Fehler konnte der Altkanzler schon deshalb nicht einräumen, weil er sein damaliges Vorgehen und auch seine Russlandpolitik als Regierungschef bis heute für richtig hält. Wann immer er bei der Herstellung von Kontakten habe helfen können, habe er dies getan, sagte Schröder treuherzig, «das tut man doch als ordentlicher Mensch».

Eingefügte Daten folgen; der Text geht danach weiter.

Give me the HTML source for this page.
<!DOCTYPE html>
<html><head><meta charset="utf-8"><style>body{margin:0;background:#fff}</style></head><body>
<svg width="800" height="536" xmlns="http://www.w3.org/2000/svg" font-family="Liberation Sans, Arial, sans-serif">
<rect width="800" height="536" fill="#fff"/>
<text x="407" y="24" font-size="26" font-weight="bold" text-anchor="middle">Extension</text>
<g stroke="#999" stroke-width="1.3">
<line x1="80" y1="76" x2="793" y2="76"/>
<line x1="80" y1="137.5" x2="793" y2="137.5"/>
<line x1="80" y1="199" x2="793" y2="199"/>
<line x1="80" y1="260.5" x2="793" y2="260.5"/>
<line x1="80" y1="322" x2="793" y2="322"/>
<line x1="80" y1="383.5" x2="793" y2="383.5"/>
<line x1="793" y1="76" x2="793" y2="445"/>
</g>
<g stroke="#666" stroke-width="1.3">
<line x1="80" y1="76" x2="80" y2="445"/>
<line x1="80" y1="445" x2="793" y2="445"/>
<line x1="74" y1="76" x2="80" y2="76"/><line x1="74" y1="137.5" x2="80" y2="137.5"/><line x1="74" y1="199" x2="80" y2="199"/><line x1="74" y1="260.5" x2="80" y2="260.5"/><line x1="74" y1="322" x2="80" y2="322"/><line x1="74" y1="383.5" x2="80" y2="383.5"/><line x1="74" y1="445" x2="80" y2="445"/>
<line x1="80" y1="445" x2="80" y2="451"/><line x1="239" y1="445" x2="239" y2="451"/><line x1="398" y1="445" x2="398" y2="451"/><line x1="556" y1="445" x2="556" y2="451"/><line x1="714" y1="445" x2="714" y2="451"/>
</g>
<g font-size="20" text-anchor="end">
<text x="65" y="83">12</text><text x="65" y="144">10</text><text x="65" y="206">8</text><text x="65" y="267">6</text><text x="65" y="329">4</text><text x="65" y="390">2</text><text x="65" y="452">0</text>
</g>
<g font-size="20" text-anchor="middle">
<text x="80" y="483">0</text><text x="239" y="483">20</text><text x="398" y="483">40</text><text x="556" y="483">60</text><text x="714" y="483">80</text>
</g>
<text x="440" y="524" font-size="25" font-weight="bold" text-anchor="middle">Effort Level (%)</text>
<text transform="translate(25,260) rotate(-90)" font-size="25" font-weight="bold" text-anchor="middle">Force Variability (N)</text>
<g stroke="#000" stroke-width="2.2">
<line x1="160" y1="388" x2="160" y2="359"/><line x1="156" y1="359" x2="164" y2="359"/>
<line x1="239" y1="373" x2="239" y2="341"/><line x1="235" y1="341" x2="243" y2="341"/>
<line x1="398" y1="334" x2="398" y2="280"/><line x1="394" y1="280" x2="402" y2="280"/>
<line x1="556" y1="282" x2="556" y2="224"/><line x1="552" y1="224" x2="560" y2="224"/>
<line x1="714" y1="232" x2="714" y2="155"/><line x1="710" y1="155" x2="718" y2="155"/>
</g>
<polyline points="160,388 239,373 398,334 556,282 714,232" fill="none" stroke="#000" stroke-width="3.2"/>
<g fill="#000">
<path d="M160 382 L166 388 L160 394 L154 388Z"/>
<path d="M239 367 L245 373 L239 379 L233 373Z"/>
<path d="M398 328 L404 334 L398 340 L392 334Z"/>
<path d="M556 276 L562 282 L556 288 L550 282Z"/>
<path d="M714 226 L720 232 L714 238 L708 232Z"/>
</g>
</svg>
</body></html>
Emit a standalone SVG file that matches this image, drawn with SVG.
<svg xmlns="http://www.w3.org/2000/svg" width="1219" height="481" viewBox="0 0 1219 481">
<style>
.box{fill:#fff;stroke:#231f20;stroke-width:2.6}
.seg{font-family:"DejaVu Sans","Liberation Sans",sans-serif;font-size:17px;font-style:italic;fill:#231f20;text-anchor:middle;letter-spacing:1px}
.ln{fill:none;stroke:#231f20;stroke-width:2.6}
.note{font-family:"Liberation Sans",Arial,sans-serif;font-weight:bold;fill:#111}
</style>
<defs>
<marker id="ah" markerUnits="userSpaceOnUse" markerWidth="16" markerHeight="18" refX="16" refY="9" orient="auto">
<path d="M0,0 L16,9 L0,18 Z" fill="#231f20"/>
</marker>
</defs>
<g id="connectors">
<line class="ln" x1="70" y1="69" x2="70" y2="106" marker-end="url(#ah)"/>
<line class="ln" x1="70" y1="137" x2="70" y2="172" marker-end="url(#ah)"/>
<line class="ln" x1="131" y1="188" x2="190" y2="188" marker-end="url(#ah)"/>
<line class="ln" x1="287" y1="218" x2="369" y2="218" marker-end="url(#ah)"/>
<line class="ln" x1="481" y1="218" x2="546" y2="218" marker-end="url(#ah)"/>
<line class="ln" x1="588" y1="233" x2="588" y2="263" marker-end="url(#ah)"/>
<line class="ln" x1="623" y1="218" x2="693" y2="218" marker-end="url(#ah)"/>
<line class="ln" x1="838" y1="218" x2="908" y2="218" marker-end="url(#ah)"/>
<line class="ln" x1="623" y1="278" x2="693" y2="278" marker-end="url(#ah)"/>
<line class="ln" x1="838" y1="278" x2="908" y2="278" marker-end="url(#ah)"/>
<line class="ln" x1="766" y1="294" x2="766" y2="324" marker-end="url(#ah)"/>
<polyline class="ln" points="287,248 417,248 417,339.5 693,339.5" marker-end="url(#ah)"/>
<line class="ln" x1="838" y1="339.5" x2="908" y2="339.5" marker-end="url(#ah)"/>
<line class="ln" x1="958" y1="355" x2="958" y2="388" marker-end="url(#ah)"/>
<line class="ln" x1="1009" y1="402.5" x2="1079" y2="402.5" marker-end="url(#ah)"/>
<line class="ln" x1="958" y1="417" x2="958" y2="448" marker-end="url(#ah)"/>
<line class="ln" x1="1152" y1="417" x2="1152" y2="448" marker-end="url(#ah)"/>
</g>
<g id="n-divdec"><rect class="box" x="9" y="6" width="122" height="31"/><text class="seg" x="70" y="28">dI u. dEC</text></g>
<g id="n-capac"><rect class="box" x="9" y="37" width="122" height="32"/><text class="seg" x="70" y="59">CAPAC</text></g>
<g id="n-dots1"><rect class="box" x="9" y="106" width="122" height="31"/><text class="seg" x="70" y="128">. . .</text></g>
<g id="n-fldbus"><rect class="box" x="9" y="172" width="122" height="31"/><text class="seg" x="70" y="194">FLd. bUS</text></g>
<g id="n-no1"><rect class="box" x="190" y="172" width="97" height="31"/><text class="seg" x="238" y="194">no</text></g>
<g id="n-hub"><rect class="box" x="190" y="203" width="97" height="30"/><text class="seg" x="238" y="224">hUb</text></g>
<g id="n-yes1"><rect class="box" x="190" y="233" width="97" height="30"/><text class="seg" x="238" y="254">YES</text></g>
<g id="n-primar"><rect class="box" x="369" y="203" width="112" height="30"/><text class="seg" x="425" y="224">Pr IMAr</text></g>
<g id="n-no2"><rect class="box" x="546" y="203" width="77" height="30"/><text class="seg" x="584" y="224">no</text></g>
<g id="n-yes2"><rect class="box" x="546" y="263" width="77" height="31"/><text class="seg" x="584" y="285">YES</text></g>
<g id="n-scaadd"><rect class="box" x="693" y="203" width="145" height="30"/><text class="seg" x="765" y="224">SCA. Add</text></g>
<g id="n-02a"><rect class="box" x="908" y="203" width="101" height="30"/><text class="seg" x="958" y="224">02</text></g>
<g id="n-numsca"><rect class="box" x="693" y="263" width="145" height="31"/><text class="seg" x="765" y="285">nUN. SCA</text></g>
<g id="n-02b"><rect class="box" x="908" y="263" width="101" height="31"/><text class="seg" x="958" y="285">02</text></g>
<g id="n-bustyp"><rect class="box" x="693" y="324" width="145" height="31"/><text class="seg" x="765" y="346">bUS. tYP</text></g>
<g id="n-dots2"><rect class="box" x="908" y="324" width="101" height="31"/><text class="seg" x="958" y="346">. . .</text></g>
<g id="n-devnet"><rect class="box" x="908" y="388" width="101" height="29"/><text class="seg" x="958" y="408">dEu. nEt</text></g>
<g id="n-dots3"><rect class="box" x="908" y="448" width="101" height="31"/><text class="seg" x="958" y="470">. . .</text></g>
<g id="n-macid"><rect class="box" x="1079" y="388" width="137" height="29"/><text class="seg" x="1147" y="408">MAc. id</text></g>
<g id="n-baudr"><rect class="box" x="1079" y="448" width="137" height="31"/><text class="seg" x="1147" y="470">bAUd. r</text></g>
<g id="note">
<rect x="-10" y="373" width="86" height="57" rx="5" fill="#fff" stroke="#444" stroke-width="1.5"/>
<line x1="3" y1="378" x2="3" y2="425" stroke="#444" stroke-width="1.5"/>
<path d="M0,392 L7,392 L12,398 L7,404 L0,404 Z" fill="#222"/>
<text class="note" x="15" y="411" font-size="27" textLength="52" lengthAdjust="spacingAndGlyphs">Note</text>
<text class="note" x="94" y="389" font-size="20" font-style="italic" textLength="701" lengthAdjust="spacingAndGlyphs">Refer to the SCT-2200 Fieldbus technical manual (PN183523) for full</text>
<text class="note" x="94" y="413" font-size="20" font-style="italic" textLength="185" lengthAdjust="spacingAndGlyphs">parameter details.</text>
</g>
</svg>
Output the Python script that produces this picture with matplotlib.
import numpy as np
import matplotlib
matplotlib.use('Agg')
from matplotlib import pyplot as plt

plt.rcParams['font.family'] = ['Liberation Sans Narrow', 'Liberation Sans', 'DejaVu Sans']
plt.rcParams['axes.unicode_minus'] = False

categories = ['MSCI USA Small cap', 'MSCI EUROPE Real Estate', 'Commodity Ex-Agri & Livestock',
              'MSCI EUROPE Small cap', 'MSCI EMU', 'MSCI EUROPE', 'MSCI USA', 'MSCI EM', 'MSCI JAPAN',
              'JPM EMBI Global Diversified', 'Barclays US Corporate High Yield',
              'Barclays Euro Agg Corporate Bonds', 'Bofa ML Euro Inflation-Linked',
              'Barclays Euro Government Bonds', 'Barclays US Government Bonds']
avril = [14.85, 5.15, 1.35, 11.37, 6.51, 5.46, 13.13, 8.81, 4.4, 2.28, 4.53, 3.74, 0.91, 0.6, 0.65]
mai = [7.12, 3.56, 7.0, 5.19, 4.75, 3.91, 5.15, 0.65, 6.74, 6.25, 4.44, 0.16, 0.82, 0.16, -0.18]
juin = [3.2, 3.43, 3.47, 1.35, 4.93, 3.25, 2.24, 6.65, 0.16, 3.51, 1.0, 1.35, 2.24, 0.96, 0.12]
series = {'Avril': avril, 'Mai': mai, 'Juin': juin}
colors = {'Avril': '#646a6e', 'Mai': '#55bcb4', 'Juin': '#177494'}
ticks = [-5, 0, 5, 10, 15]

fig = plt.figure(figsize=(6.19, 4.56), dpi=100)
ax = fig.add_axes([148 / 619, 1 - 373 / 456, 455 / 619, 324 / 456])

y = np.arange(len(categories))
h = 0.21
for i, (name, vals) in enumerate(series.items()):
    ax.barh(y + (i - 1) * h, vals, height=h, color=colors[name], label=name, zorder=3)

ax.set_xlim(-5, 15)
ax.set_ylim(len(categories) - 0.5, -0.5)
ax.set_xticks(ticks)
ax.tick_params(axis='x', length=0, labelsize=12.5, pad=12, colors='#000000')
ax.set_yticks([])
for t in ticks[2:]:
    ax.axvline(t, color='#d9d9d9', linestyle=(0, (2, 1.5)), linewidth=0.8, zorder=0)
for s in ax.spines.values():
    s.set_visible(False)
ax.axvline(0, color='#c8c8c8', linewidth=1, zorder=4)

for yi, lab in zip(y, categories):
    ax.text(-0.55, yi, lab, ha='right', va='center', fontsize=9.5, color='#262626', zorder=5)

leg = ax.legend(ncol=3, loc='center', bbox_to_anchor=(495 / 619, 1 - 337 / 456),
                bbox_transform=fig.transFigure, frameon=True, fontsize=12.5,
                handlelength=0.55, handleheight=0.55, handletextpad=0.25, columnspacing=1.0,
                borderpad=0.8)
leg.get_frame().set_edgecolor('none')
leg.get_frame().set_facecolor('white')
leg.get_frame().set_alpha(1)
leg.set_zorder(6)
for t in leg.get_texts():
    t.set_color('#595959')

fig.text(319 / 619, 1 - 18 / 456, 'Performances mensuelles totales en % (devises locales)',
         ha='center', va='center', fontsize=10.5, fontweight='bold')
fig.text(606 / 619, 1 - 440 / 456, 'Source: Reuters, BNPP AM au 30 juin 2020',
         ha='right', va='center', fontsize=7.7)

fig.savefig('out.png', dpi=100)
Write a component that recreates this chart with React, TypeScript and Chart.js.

Merkel schweigt lieber über ihre Russlandpolitik
Dabei habe er sich mit Manuela Schwesig, der Ministerpräsidentin von Mecklenburg-Vorpommern, ebenso regelmässig ausgetauscht wie mit der damaligen Kanzlerin Angela Merkel und Putin. Die «Klimastiftung» sei «ein Instrument, um amerikanische Interventionen zu verhindern»; Deutschlands Energiepolitik, so Schröder, sei «Friedenspolitik» gewesen.
Zwar wirkte der Altkanzler gelegentlich gereizt, doch blieb er sich nicht nur inhaltlich, sondern auch im Stil treu: Gönnerhaft-jovial lobte er seine Parteikollegin Schwesig als «sachkundig und menschlich sehr liebenswürdig», bescheinigte dem Nord-Stream-Geschäftsführer und früheren Stasi-Mann Matthias Warnig, «klasse Arbeit» geleistet zu haben und nannte das Schweriner Kabinett salopp «Meck-Pomm-Regierung». Zum Abschluss dankte er noch dem christdemokratischen Ausschussvorsitzenden für die «ausserordentlich faire Sitzungsleitung».
Ob es Schröder Freude machte, daran zu erinnern, dass sich auf einem Teilstück der Pipeline nicht nur seine Unterschrift, sondern auch die seiner Nachfolgerin Angela Merkel befinde, weiss nur er selbst. Eines kann man Merkel zugutehalten: Zu den schärfsten Kritikern des Elchs Schröder gehört sie heute nicht. Lieber schweigt sie über ihre Russlandpolitik.